### Instructions to follow:
Search the material for "Clone" and show all lines that contain it.

Items listed in a dataset:
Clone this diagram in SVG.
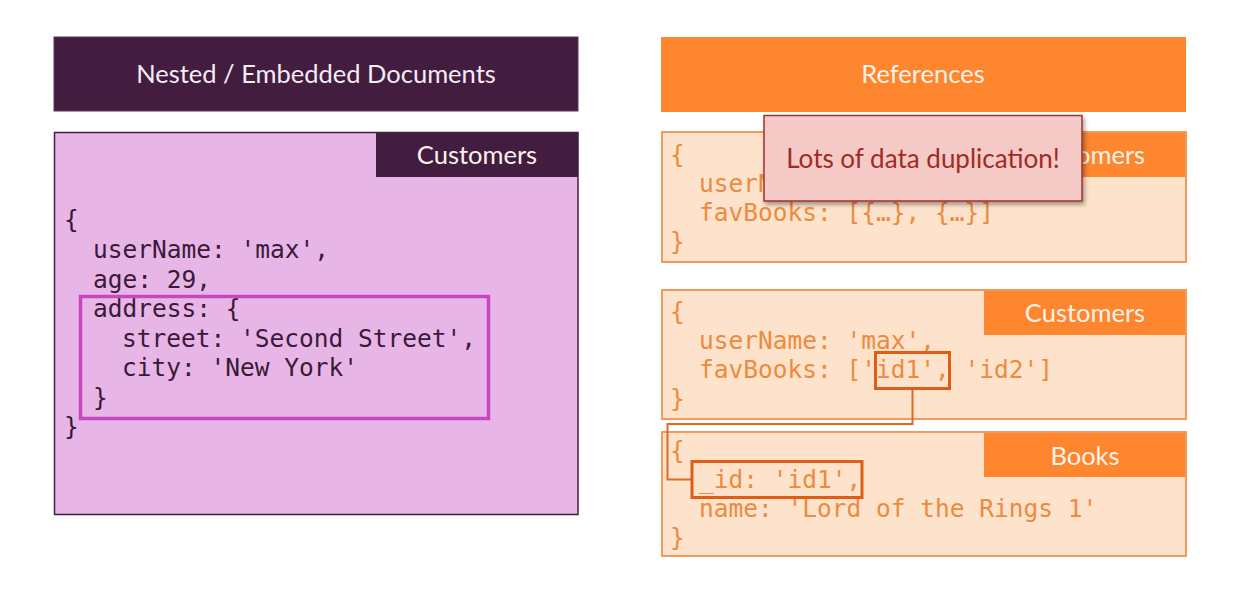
<svg xmlns="http://www.w3.org/2000/svg" width="1245" height="593" viewBox="0 0 1245 593">
  <defs>
    <style>
      .title { font-family: Lato, "Open Sans", sans-serif; font-size: 25.5px; fill: #f6ecf4; text-anchor: middle; }
      .tab { font-family: Lato, "Open Sans", sans-serif; font-size: 25.5px; fill: #fdf2ea; text-anchor: middle; }
      .codeL { font-family: "DejaVu Sans Mono", "Liberation Mono", monospace; font-size: 24.5px; fill: #3a1a38; }
      .codeR { font-family: "DejaVu Sans Mono", "Liberation Mono", monospace; font-size: 24.5px; fill: #ee8a3e; }
      .purple { fill: #431d40; }
      .pinkBox { fill: #e8b6e6; stroke: #431d40; stroke-width: 1.5; }
      .orange { fill: #fd862e; }
      .peachBox { fill: #fde3cc; stroke: #f3995a; stroke-width: 2; }
      .hlPink { fill: none; stroke: #c847c1; stroke-width: 3.5; }
      .hlOrange { fill: none; stroke: #df5e14; stroke-width: 3; }
      .link { fill: none; stroke: #df6a24; stroke-width: 2; }
      .note { fill: #f5c9c6; stroke: #a1302b; stroke-width: 1.5; }
      .noteText { font-family: Lato, "Open Sans", sans-serif; font-size: 26px; fill: #a12b24; text-anchor: middle; }
    </style>
    <filter id="shadow" x="-10%" y="-20%" width="125%" height="150%">
      <feDropShadow dx="2" dy="3" stdDeviation="2" flood-color="#000" flood-opacity="0.35"/>
    </filter>
  </defs>

  <!-- Left column: embedded documents -->
  <g id="embedded-header">
    <rect class="purple" x="54" y="37" width="524" height="74" stroke="#5a3a57" stroke-width="1"/>
    <text class="title" x="316" y="83">Nested / Embedded Documents</text>
  </g>

  <g id="embedded-customers">
    <rect class="pinkBox" x="54.5" y="132.5" width="523.5" height="382"/>
    <rect class="purple" x="376" y="132" width="202" height="45"/>
    <text class="tab" x="477" y="164">Customers</text>
    <text class="codeL" x="64" y="228">{</text>
    <text class="codeL" x="93" y="258">userName: 'max',</text>
    <text class="codeL" x="93" y="288">age: 29,</text>
    <text class="codeL" x="93" y="317">address: {</text>
    <text class="codeL" x="122" y="347">street: 'Second Street',</text>
    <text class="codeL" x="122" y="376">city: 'New York'</text>
    <text class="codeL" x="93" y="406">}</text>
    <text class="codeL" x="64" y="435">}</text>
  </g>

  <g id="address-highlight">
    <rect class="hlPink" x="80.5" y="296.5" width="408" height="122"/>
  </g>

  <!-- Right column: references -->
  <g id="references-header">
    <rect class="orange" x="661" y="37" width="525" height="75"/>
    <text class="tab" x="923" y="83">References</text>
  </g>

  <g id="ref-customers-full">
    <rect class="peachBox" x="662" y="132" width="524" height="130"/>
    <rect class="orange" x="984" y="133" width="201" height="44"/>
    <text class="tab" x="1085" y="164">Customers</text>
    <text class="codeR" x="670" y="163">{</text>
    <text class="codeR" x="699" y="192">userName: 'max',</text>
    <text class="codeR" x="699" y="221">favBooks: [{…}, {…}]</text>
    <text class="codeR" x="670" y="250">}</text>
  </g>

  <g id="ref-customers">
    <rect class="peachBox" x="662" y="290" width="524" height="129"/>
    <rect class="orange" x="984" y="291" width="201" height="44"/>
    <text class="tab" x="1085" y="322">Customers</text>
    <text class="codeR" x="670" y="320">{</text>
    <text class="codeR" x="699" y="349">userName: 'max',</text>
    <text class="codeR" x="699" y="378">favBooks: ['id1', 'id2']</text>
    <text class="codeR" x="670" y="407">}</text>
  </g>

  <g id="ref-books">
    <rect class="peachBox" x="662" y="432" width="524" height="124"/>
    <rect class="orange" x="984" y="433" width="201" height="44"/>
    <text class="tab" x="1085" y="465">Books</text>
    <text class="codeR" x="670" y="459">{</text>
    <text class="codeR" x="699" y="488">_id: 'id1',</text>
    <text class="codeR" x="699" y="517">name: 'Lord of the Rings 1'</text>
    <text class="codeR" x="670" y="546">}</text>
  </g>

  <g id="connectors">
    <polyline class="link" points="912.5,389 912.5,424 667.5,424 667.5,479.5 692,479.5"/>
  </g>

  <g id="id-highlights">
    <rect class="hlOrange" x="875.5" y="352.5" width="74" height="36"/>
    <rect class="hlOrange" x="692" y="461.5" width="170" height="36"/>
  </g>

  <g id="duplication-note">
    <rect class="note" x="764" y="115.5" width="318" height="85.5" filter="url(#shadow)"/>
    <text class="noteText" x="923" y="168">Lots of data duplication!</text>
  </g>
</svg>
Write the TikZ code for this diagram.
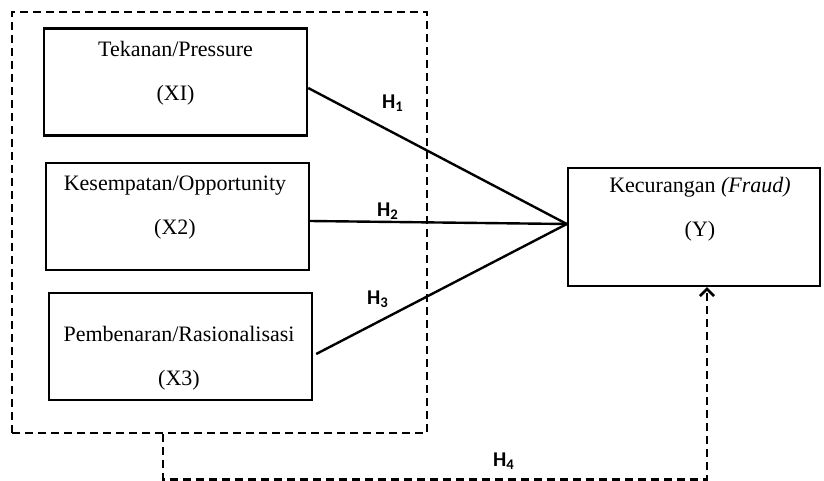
\documentclass[tikz,border=0pt]{standalone}
\usepackage{fontspec}
\setmainfont{Liberation Serif}
\newfontfamily\hypfont{Carlito}
\usetikzlibrary{arrows.meta, positioning}
\tikzset{
  varbox/.style={draw, line width=1.2pt, minimum width=131.5pt, minimum height=53.5pt, inner sep=0pt},
  boxtext/.style={align=center, inner sep=0pt, font=\fontsize{11}{22}\selectfont},
  hyplabel/.style={inner sep=0pt, font=\hypfont\bfseries\fontsize{10.5}{12}\selectfont},
  dashline/.style={line width=1.3pt, dash pattern=on 4pt off 2.5pt},
  pathline/.style={line width=1.2pt}
}

\begin{document}
\begin{tikzpicture}[x=0.5pt, y=-0.5pt]
  \useasboundingbox (0,0) rectangle (824,481);

  \node[draw, dashline, minimum width=207.5pt, minimum height=210.5pt] (group) at (219.5,222.5) {};

  \node[varbox] (press) at (175.5,82) {};
  \node[boxtext] (pressText) at (175.5,73.5) {Tekanan/Pressure\\(XI)};
  \node[varbox] (opp) at (177.5,216.5) {};
  \node[boxtext] (oppText) at (175,207.5) {Kesempatan/Opportunity\\(X2)};
  \node[varbox] (rasio) at (180.5,346.5) {};
  \node[boxtext] (rasioText) at (179,358.5) {Pembenaran/Rasionalisasi\\(X3)};

  \node[varbox, minimum width=126pt, minimum height=59pt] (fraud) at (694,227) {};
  \node[boxtext] (fraudText) at (700,209) {Kecurangan \textit{(Fraud)}\\(Y)};

  \coordinate (meet) at ([yshift=1.5pt]fraud.west);
  \draw[pathline] ([yshift=-3pt]press.east) -- (meet);
  \draw[pathline] ([yshift=-2.25pt]opp.east) -- (meet);
  \draw[pathline] ([xshift=1.5pt, yshift=-3.75pt]rasio.east) -- (meet);

  \coordinate (drop) at ([xshift=-28.25pt]group.south);
  \draw[dashline, -{Straight Barb[length=3.5pt, width=7pt]}] (drop) -- ++(0,45) -| ([xshift=6.5pt]fraud.south);

  \node[hyplabel] (h1) at (393,103) {H\textsubscript{1}};
  \node[hyplabel] (h2) at (388,211) {H\textsubscript{2}};
  \node[hyplabel] (h3) at (378,299) {H\textsubscript{3}};
  \node[hyplabel] (h4) at (504,461) {H\textsubscript{4}};
\end{tikzpicture}
\end{document}
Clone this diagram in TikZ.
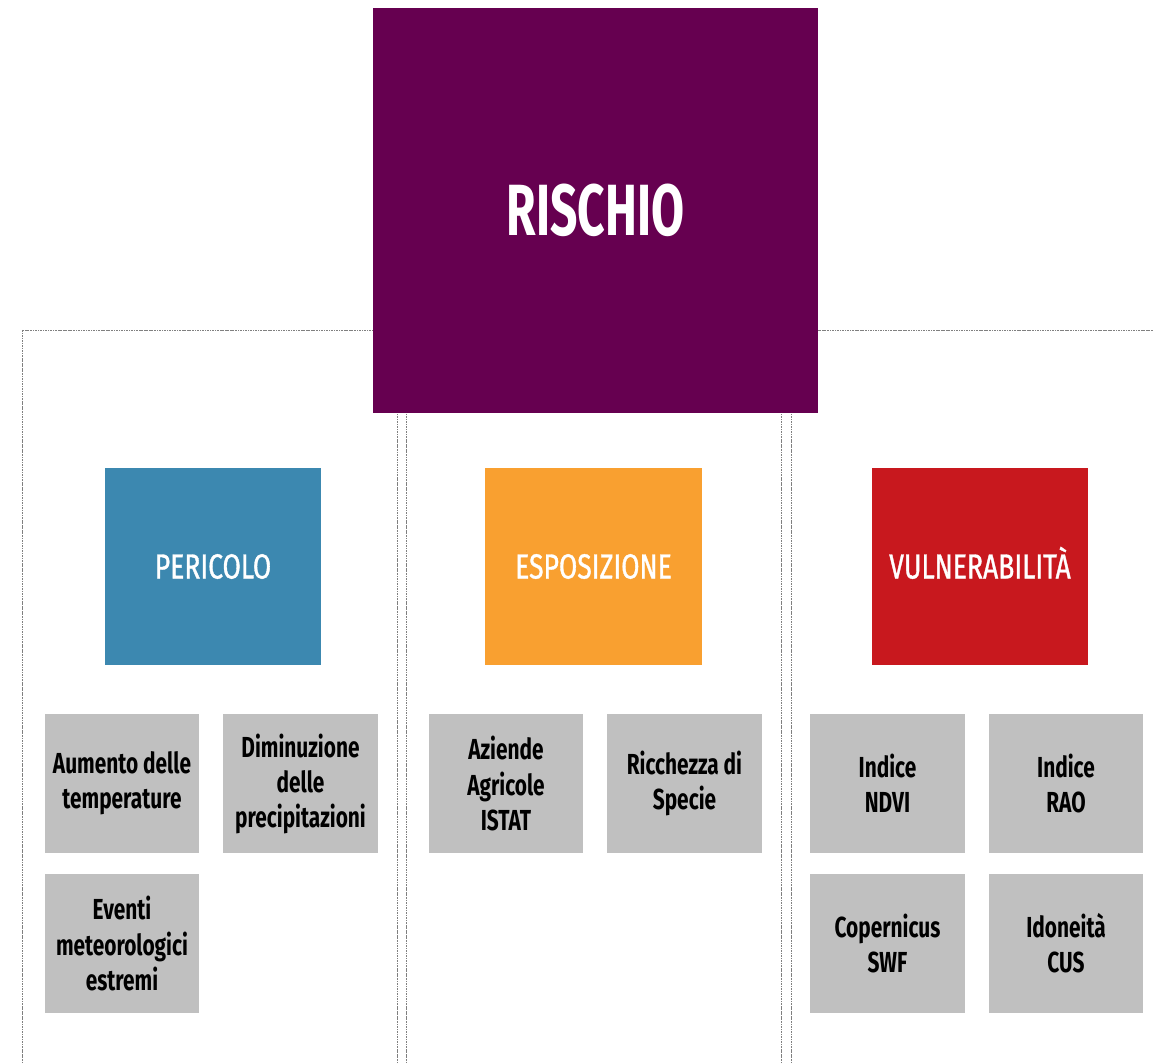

### Final answer:
Clone this diagram in SVG.
Clone this diagram in TikZ.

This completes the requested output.